We then use Lagrange multiplier method to transform the constrained optimization problem to an unconstrained optimization problem:

\[maximize_\theta \sum_{w_i, w_j \in \mathcal{D}} Count(w_i, w_j \vert (w_i, w_j) \in \mathcal{D}) \log \theta_{w_j \vert w_i} + \sum_{w_i \in \mathcal{V}}\lambda_i (1 - \sum_{w'_j \in \mathcal{V}} \theta_{w'_j \vert w_i})\]

We take gradient with respect to \(\theta_{w_j \vert w_i}\),

\[\nabla_{\theta_{w_j \vert w_i}} \frac{Count(w_i, w_j)}{\theta_{w_j \vert w_i}} - \lambda_i\]

We set this to be 0 and get for every \(w'_j \in \mathcal{V}\):

\[\frac{Count(w_i, w'_j)}{\theta_{w'_j \vert w_i}} = \lambda_i\]

So we can get:

\[\frac{\sum_{w'_j \in \mathcal{V}} Count(w_i, w'_j)}{\sum_{w'_j \in \mathcal{V}} \theta_{w'_j \vert w_i}} = \lambda_i\]

Since the denominator is 1, thanks to the conditional probability constraint. We get that:

\[\lambda_i = \sum_{w'_j \in \mathcal{V}} Count(w_i, w'_j) = Count(w_i)\]

We substitute \(\lambda_i\) in each of the equality for \(w'_j\), and get:

\[\theta_{w'_j \vert w_i} = \frac{Count(w_i, w'_j}{\lambda_i} = \frac{Count(w_i, w'_j)}{Count(w_i)}\]

Till now, we prove the maximum likelihood estimation formula we introduced at the beginning of this subsection.

The advantage and problem of certain parameterizations

If we do not use Markov assumption and parameterize the probability as following:

\[P(w_1, w_2, \dots, w_n) = P(w_1) P(w_2 \vert w_1) \dots P(w_n \vert w_1, \dots, w_{n-1})\]

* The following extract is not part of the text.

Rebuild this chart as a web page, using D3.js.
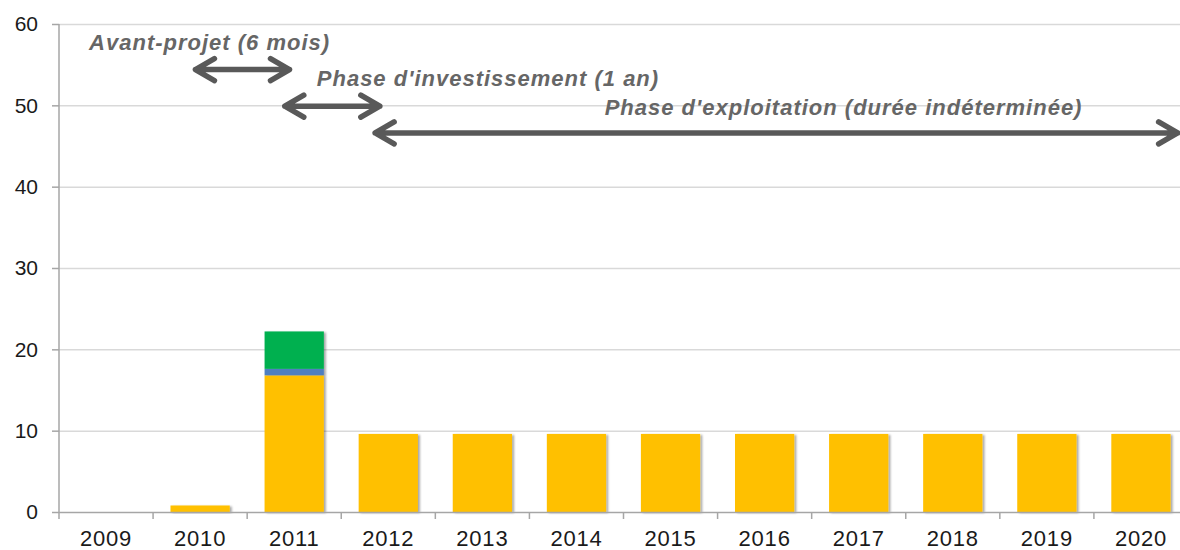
<!DOCTYPE html>
<html>
<head>
<meta charset="utf-8">
<script src="https://cdn.jsdelivr.net/npm/d3@7"></script>
<style>
  body { margin: 0; background: #fff; }
  text { font-family: "Liberation Sans", Arial, sans-serif; }
</style>
</head>
<body>
<div id="chart"></div>
<script>
// donnees
var years = ["2009","2010","2011","2012","2013","2014","2015","2016","2017","2018","2019","2020"];
var yellowVals = [0, 0.8, 16.8, 9.6, 9.6, 9.6, 9.6, 9.6, 9.6, 9.6, 9.6, 9.6];
var blueVals   = [0, 0, 0.8, 0, 0, 0, 0, 0, 0, 0, 0, 0];
var greenVals  = [0, 0, 4.6, 0, 0, 0, 0, 0, 0, 0, 0, 0];
var yTicks = [0, 10, 20, 30, 40, 50, 60];

// phases (annees fractionnaires) et leurs libelles
var phaseLabels = ["Avant-projet (6 mois)", "Phase d'investissement (1 an)", "Phase d'exploitation (durée indéterminée)"];
var phaseStart = [2009.95, 2010.9, 2011.86];
var phaseEnd   = [2010.95, 2011.91, 2020.39];
var phaseLevel = [54.4, 49.9, 46.6];
var labelStart = [2008.82, 2011.24, 2014.3];
var labelLevel = [56.8, 52.4, 48.8];

var width = 1180, height = 550;
var margin = {left: 59, right: -8, top: 24, bottom: 38};

var svg = d3.select("#chart").append("svg")
    .attr("width", width)
    .attr("height", height);

var defs = svg.append("defs");
defs.append("filter").attr("id", "shadow")
    .attr("x", "-10%").attr("y", "-10%").attr("width", "130%").attr("height", "130%")
  .append("feDropShadow")
    .attr("dx", 2).attr("dy", 1).attr("stdDeviation", 1.2)
    .attr("flood-color", "#000").attr("flood-opacity", 0.35);

var x = d3.scaleBand()
    .domain(years)
    .range([margin.left, width - margin.right])
    .paddingInner(0.37)
    .paddingOuter(0.185);

var xl = d3.scaleLinear()
    .domain([2008.5, 2020.5])
    .range([margin.left, width - margin.right]);

var y = d3.scaleLinear()
    .domain([0, 60])
    .range([height - margin.bottom, margin.top]);

// grille
svg.append("g").selectAll("line")
    .data(yTicks.filter(function(d){ return d > 0; }))
    .enter().append("line")
    .attr("x1", margin.left).attr("x2", width)
    .attr("y1", function(d){ return y(d) + 0.5; })
    .attr("y2", function(d){ return y(d) + 0.5; })
    .style("stroke", "#d9d9d9")
    .style("stroke-width", 1.5);

// axe y
var yAxis = svg.append("g")
    .attr("transform", "translate(" + margin.left + ",0)")
    .call(d3.axisLeft(y).tickValues(yTicks).tickSize(7).tickPadding(14));
yAxis.selectAll("text").style("font-size", "21px").style("fill", "#1a1a1a");
yAxis.selectAll("line, path").style("stroke", "#a6a6a6").style("stroke-width", 1.5);
yAxis.select(".domain").attr("d", "M0," + y(60) + "V" + (y(0) + 7));

// barres empilees
var stack = years.map(function(yr, i){
    return [
        {y0: 0, y1: yellowVals[i], c: "#ffc000"},
        {y0: yellowVals[i], y1: yellowVals[i] + blueVals[i], c: "#4f7fc0"},
        {y0: yellowVals[i] + blueVals[i], y1: yellowVals[i] + blueVals[i] + greenVals[i], c: "#00b050"}
    ];
});

var groups = svg.append("g").selectAll("g")
    .data(years)
    .enter().append("g")
    .attr("filter", "url(#shadow)");

groups.selectAll("rect")
    .data(function(d, i){ return stack[i].filter(function(s){ return s.y1 > s.y0; }).map(function(s){ s.yr = d; return s; }); })
    .enter().append("rect")
    .attr("x", function(d){ return x(d.yr); })
    .attr("width", x.bandwidth())
    .attr("y", function(d){ return y(d.y1); })
    .attr("height", function(d){ return y(d.y0) - y(d.y1); })
    .style("fill", function(d){ return d.c; });

// axe x
var step = x.step();
svg.append("line")
    .attr("x1", margin.left).attr("x2", width)
    .attr("y1", y(0) + 0.5).attr("y2", y(0) + 0.5)
    .style("stroke", "#a6a6a6").style("stroke-width", 1.5);

svg.append("g").selectAll("line")
    .data(years.slice(1))
    .enter().append("line")
    .attr("x1", function(d){ return x(d) + x.bandwidth() / 2 - step / 2; })
    .attr("x2", function(d){ return x(d) + x.bandwidth() / 2 - step / 2; })
    .attr("y1", y(0)).attr("y2", y(0) + 7)
    .style("stroke", "#a6a6a6").style("stroke-width", 1.5);

svg.append("g").selectAll("text")
    .data(years)
    .enter().append("text")
    .attr("x", function(d){ return x(d) + x.bandwidth() / 2; })
    .attr("y", height - 4)
    .attr("text-anchor", "middle")
    .style("font-size", "22px")
    .style("letter-spacing", "0.8px")
    .style("fill", "#1a1a1a")
    .text(function(d){ return d; });

// fleches des phases
var head = 19, half = 11;
svg.append("g").selectAll("path")
    .data(phaseLabels)
    .enter().append("path")
    .attr("d", function(d, i){
        var x0 = xl(phaseStart[i]), x1 = xl(phaseEnd[i]), yy = y(phaseLevel[i]);
        return "M" + x0 + "," + yy + "H" + x1 +
            "M" + (x0 + head) + "," + (yy - half) + "L" + x0 + "," + yy + "L" + (x0 + head) + "," + (yy + half) +
            "M" + (x1 - head) + "," + (yy - half) + "L" + x1 + "," + yy + "L" + (x1 - head) + "," + (yy + half);
    })
    .style("fill", "none")
    .style("stroke", "#595959")
    .style("stroke-width", 5.5)
    .style("stroke-linecap", "round")
    .style("stroke-linejoin", "round");

svg.append("g").selectAll("text")
    .data(phaseLabels)
    .enter().append("text")
    .attr("x", function(d, i){ return xl(labelStart[i]); })
    .attr("y", function(d, i){ return y(labelLevel[i]); })
    .style("font-size", "22px")
    .style("letter-spacing", "1px")
    .style("font-weight", "bold")
    .style("font-style", "italic")
    .style("fill", "#666666")
    .text(function(d){ return d; });
</script>
</body>
</html>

The good point is that, we can get better context constraints into those probability terms, and better order information is preserved.

However, you may get into some troubles. 1). The number of parameters of this model parameterization is exponentially larger than our bi-gram model above discussed. Please try to prove this! Use your knowledge on combinatorial math! 2). Some of the parameters would be zero even if the sequences those parameters describe make sense; so do the probability of sentences not appear in the training corpus.

For example, we may get our model describe a sentence-length sequence like “The simple example of linear least squares is used to explain a variety of ideas in online learning.”. If the sentence is not in the training corpus, its probability with respect to our model is 0. This is because the estimation of this parameter \(\theta_{\text{"learning"} \vert \text{"The simple ... ideas in online"}} = 0\).